Il giudizio sul semestre filtro degli iscritti alle Facoltà di Medicina “è molto buono. Mi dispiace solo che – non c’è un filo di polemica in questo – visto che il 90% degli studenti era in aula, si sia dovuta interrompere la presenza alle lezioni per le occupazioni delle facoltà. Questo è un peccato perché avevamo detto che sarebbe stato opportuno che gli studenti di Medicina entrassero in contatto con la realtà vera degli atenei che è quelle delle aule. Purtroppo una parte delle università ha dovuto svoltare sulla didattica a distanza perché le aule erano occupate. Però ora finirà, faranno la loro prima verifica che sono esami, questa la vera differenza. Il vero cambio di paradigma per l’accesso a Medicina è che prima la selezione si faceva senza formazione e sulla base di un test solo selettivo e non formate. Oggi con il semestre libero i ragazzi si possono formare e fare gli esami”. Così il ministro dell’Università e Ricerca, Anna Maria Bernini, a margine della presentazione oggi al Quirinale dei Giorni per la ricerca della Fondazione Airc, rispondendo alle domande dei giornalisti sull’andamento del semestre filtro a Medicina.
Semestre filtro: esplode il caso della “doppia soglia di ammissione”
Intanto è caos sul semestre filtro per l’accesso ai corsi di laurea in Medicina, Chirurgia e Odontoiatria. A un mese dall’avvio del nuovo sistema, il ministero dell’Università e della Ricerca ha fissato una soglia minima di frequenza pari al 51% delle lezioni per ciascuna materia (Biologia, Chimica e Fisica), richiedendo, tuttavia, sempre il rispetto delle diverse percentuali di frequenza previsti dai regolamenti didattici dei singoli atenei. Il risultato è una disparità di trattamento senza precedenti, con università che adottano criteri completamente diversi, trasformando un requisito uniforme in un ostacolo variabile a seconda della città. In sostanza, a parità di frequenza, uno studente che ha seguito il 68% delle lezioni può essere ammesso a Roma ma escluso a Udine o Salerno.

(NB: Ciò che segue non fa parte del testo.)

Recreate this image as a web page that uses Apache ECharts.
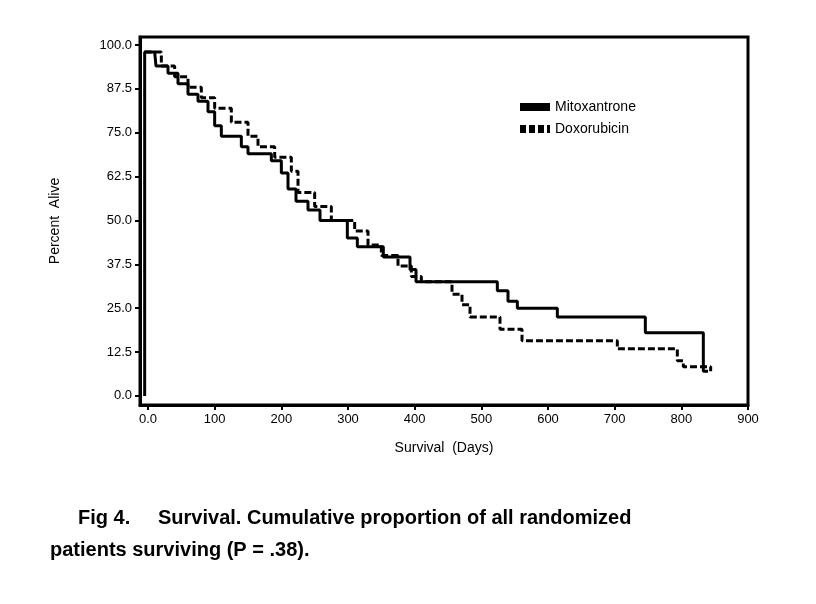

“È una disparità di trattamento illogica e inaccettabile – denunciano le associazioni studentesche – non può essere il singolo ateneo a determinare i criteri di accesso a un corso di laurea con test d’accesso nazionale. Oggi, invece, a parità di impegno e frequenza, uno studente rischia di essere escluso solo per ragioni geografiche. È un corto circuito normativo che mina la credibilità della riforma e mette in discussione la sua presunta equità”. Quali sono le soluzioni? “Il ministero – proseguono gli studenti – ha l’obbligo di intervenire subito per uniformare i criteri. Non è accettabile che un diritto così importante come l’accesso alla formazione medica dipenda dal luogo in cui uno studente studia. Questa è una discriminazione territoriale e normativa che rischia di generare centinaia di ricorsi”.